September. I used to dislike this month. It used to be synonym for the return to school, another ten months of forced mental labour, another cold season coming, darker, shorter days. Now I relish this month. Maybe it’s because in Scotland, no matter what the season, the landscape retains its beauty. Maybe it’s because I will never have to go back to school, or uni. Maybe it’s because I can start shopping for cosy, woolly jumpers. Maybe it’s because it’s chestnut season again. Vegan ‘cheesecakes’ (we really need to rename them) are typically made with cashews. I’ve nothing against cashews, except that they are expensive; their creamy texture is ideal for cakes. Butw hat about roasted, peeled chestnuts? They are buttery and soft, perfect for cheesecakes when you think about it. I used ready-peeled by St Dalfour chestnuts for ease; they were so delicious I could hardly stop myself from eating them all straight out of the jars. This was my first time making a vegan cake with a raw buckwheat crust. I processed the buckwheat in my Vitamix into a fine powder, then added pitted, chopped dates. The result was the tastiest raw cake base I’ve ever tried: nutty, sweet and chewy, not to mention nutritious. I’ve written about my love for coconut sugar before on several occasions, so I’ll spare you the speech. If you haven’t tried it for yourself, you really must. Cut up a fresh fig and caramelise it in coconut sugar. Just try it and tell me what you think. I love September. Summer and autumn come together in a harmonious embrace. Buttery chestnuts and caramelised figs. Woolly jumpers and cheesecake.
Chestnut & Caramelised Figs Vegan Cheesecake
- Pulse the raw buckwheat to a coarse powder in your food processor or Vitamix. Add the pitted, chopped dates a little at a time whilst the machine keeps blending. Within a couple of minutes you should have a sticky ‘dough’.

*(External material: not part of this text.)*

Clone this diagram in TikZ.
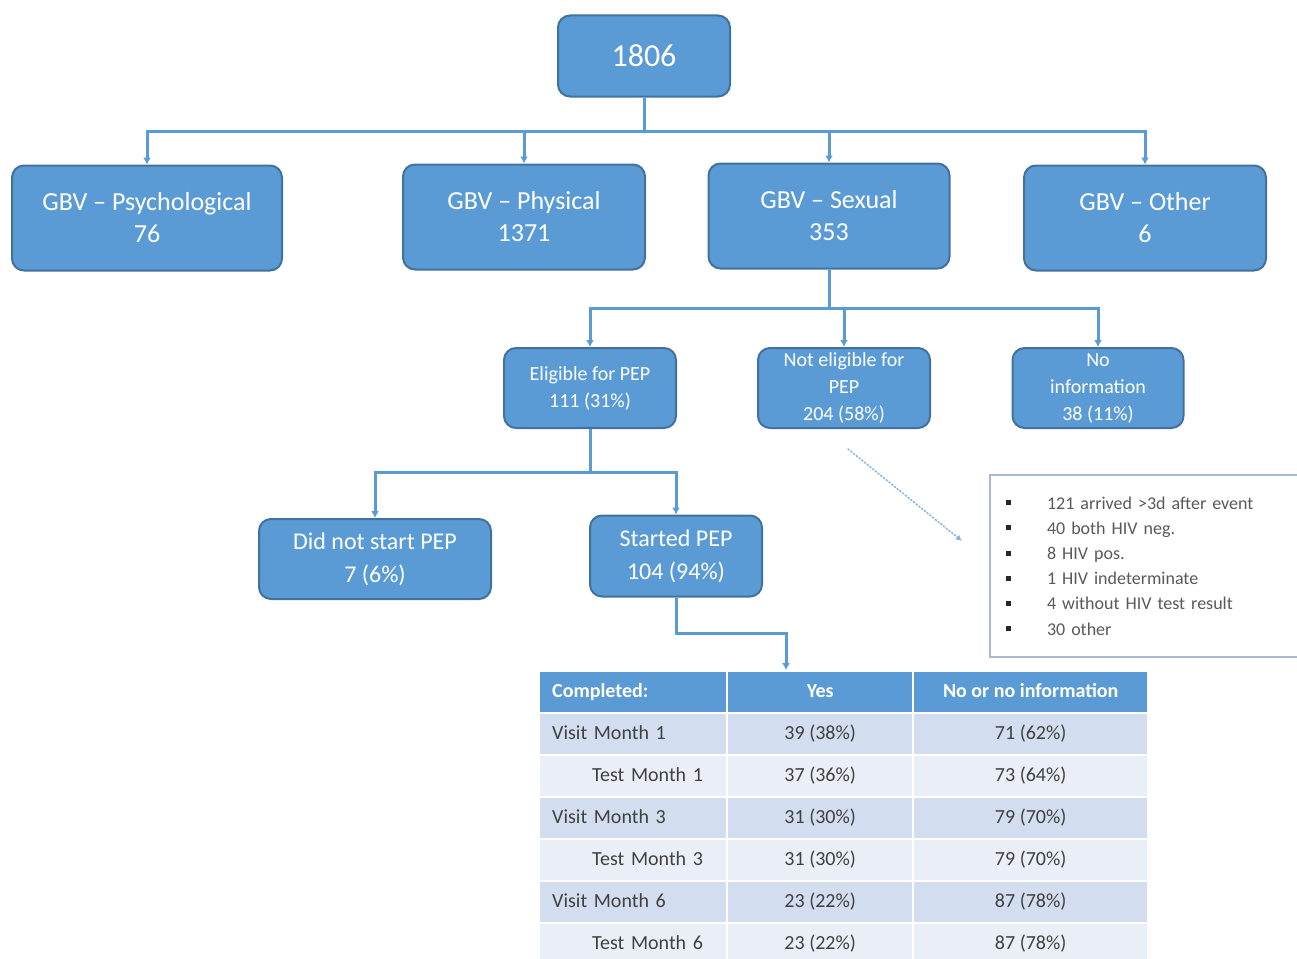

- Press this dough into the bottom of a springform tin measuring 20 x 20 cm (8 x 8 inches). Leave in the fridge to set.
- Blend half of the chestnuts, the milk and vanilla extract until smooth. Keeping the blender going, add the remainder of the chestnuts a little at a time. Blend until silky.
- Pour into a large mixing bowl. Fold in about two thirds of the chopped dried figs.
- Pour the mixture over the cheesecake crust and leave to set in the fridge for at least 4-6 hours or overnight.
- Melt the coconut sugar in a pan with just a splash of water (no more than 1 tbsp). When it starts to bubble up and thicken and take on a dark colour colour, add the fig pieces. Caramelise the pieces for a few minutes then remove the pan from the heat. Cool for a few minutes before placing on top of the cake, as well as the remaining pieces of dried fig.
- Keeps in the fridge for about 4 days (but the caramelised figs need to be eaten pretty much immediately).